The cost of Boston’s “Big Dig” ballooned to $14.8 billion – five times the original estimate – before its completion in 2007, eight years behind schedule. Europe’s infamous “Chunnel” project connecting London and Paris took approximately 20% longer than planned and came in 80% over budget. Overruns on the Airbus A380 cost the CEO his job. Kmart imploded due to a runaway mega IT project. BP is all but surviving Deepwater Horizon. And Fukushima has laid waste to the global nuclear industry.

Such failures aren’t unprecedented; a list of the world’s megaproject fiascos would go on for pages. It’s Bent Flyvbjerg’s Iron Law: over budget, over time, over and over again. But if the problems are so predictable, why aren’t we learning from our mistakes?

It’s an enigma that Flyvbjerg, the project management industry’s guru and most widely cited scholar in the field, has made it his mission to resolve. And it’s a question this must-watch video, based on Flyvbjerg’s work, brilliantly probes as it dissects Seattle’s currently halted billion-dollar underground transportation catastrophe making national news for its bevy of botches.
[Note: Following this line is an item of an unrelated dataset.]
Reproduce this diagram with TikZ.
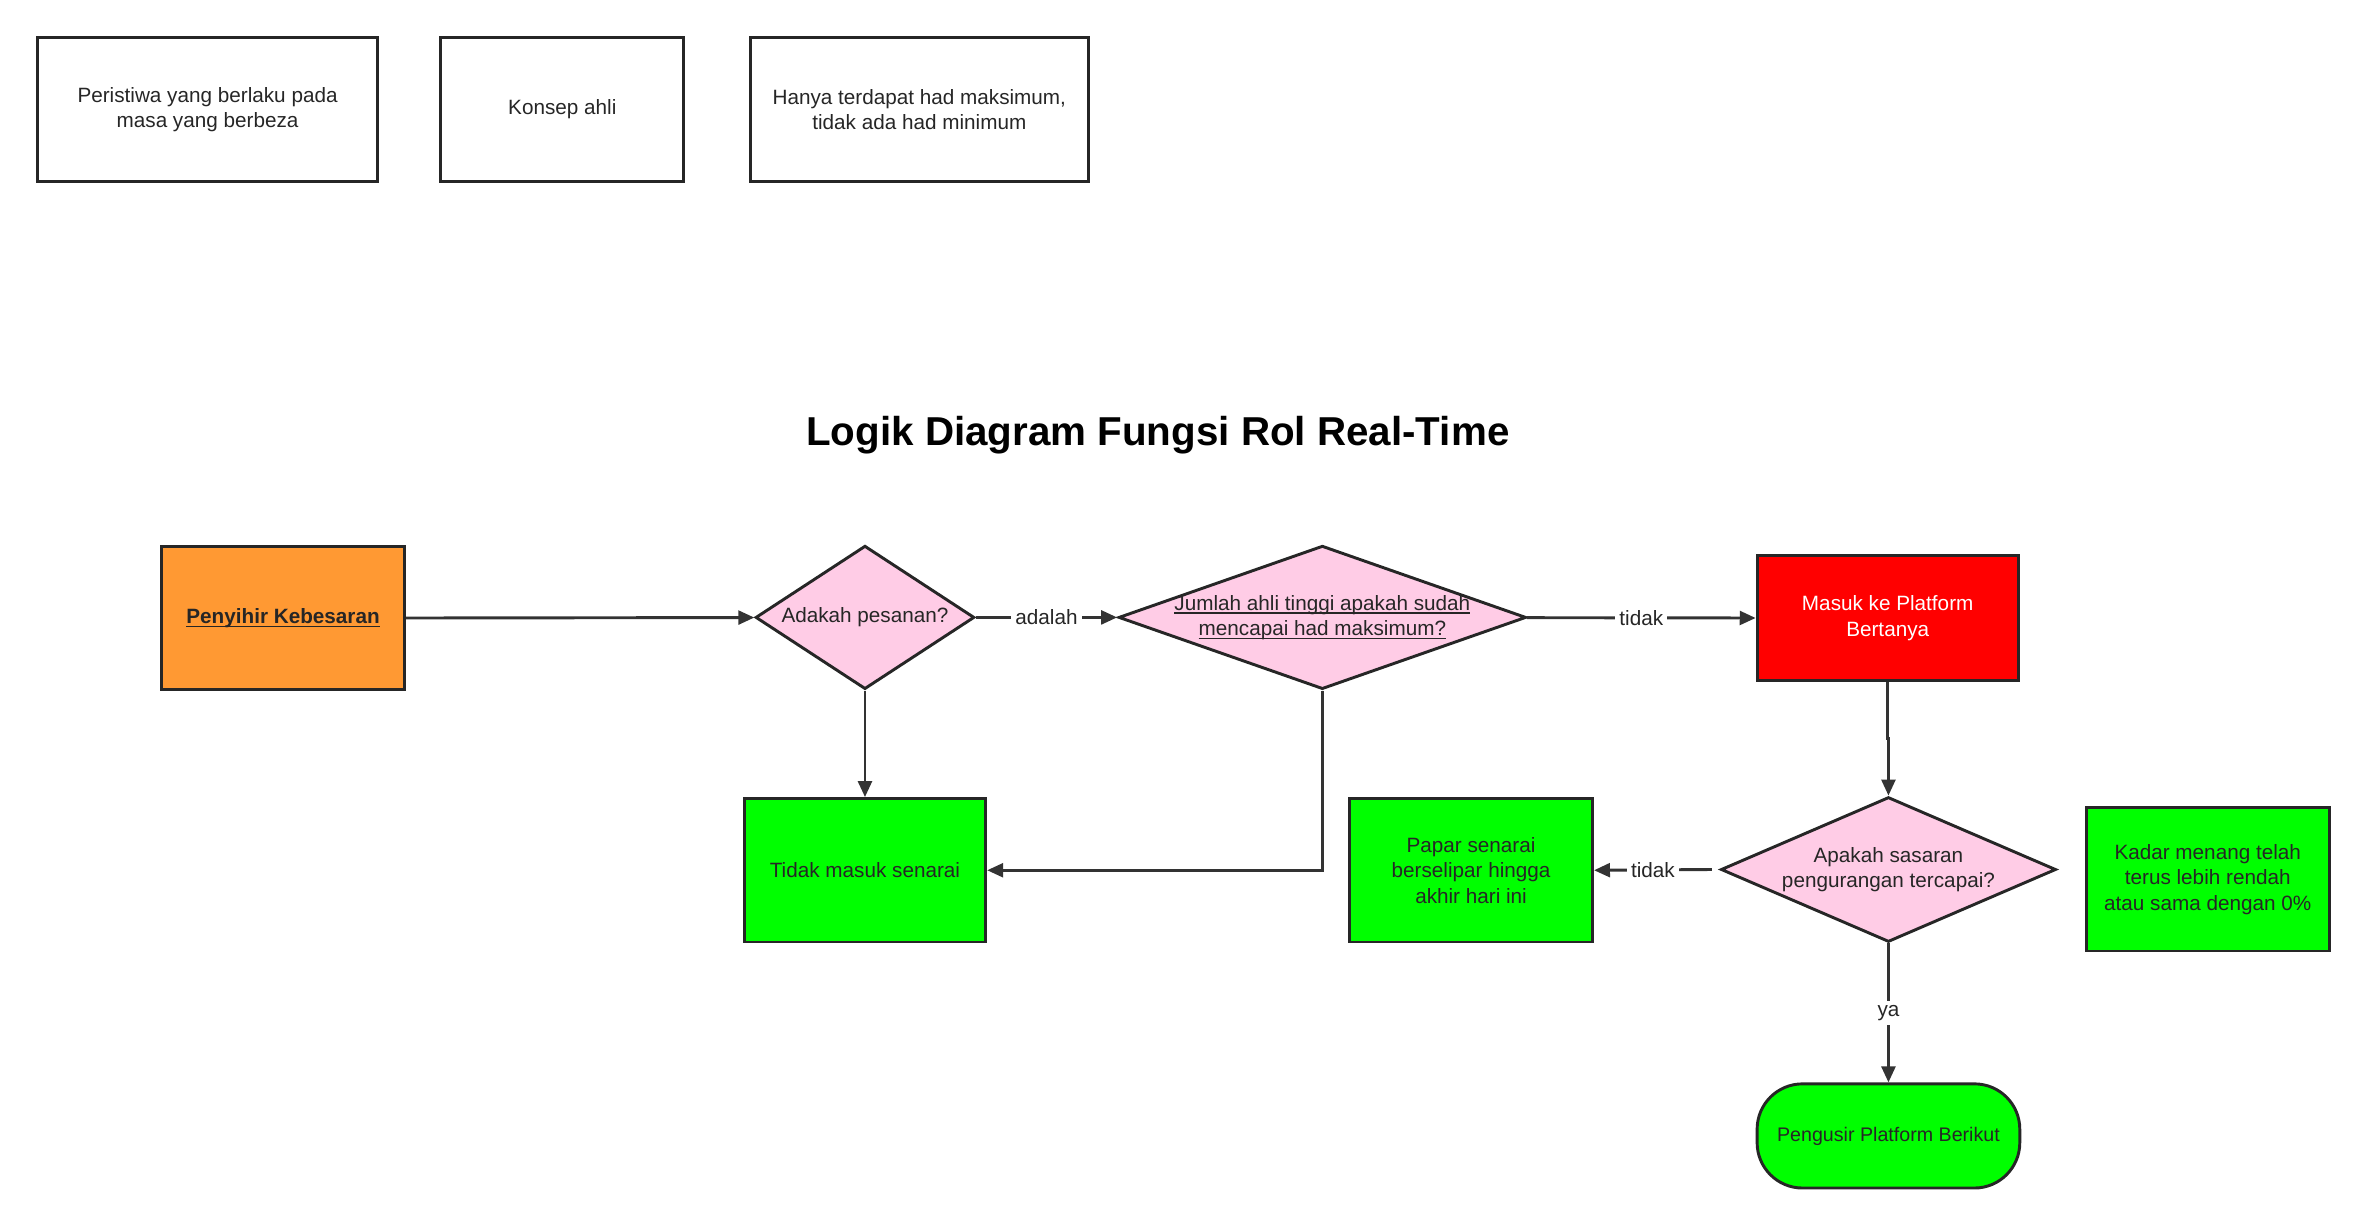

Megaprojects need a radical transformation, in business and government. It starts with better understanding the root causes of failure and teasing out the secrets of the few who know how to deliver megaprojects successfully. Flyvbjerg is the authority on both.

Flyvbjerg, a renowned professor at Oxford University’s Saïd Business School, is currently writing a book that promises to make waves – and real progress – in the field of project management. The challenges and opportunities he describes aren’t out of anyone’s realm; they’re real and they’re urgent. If your business is in any way dependent on the success of large projects, listening to Flyvbjerg is a must.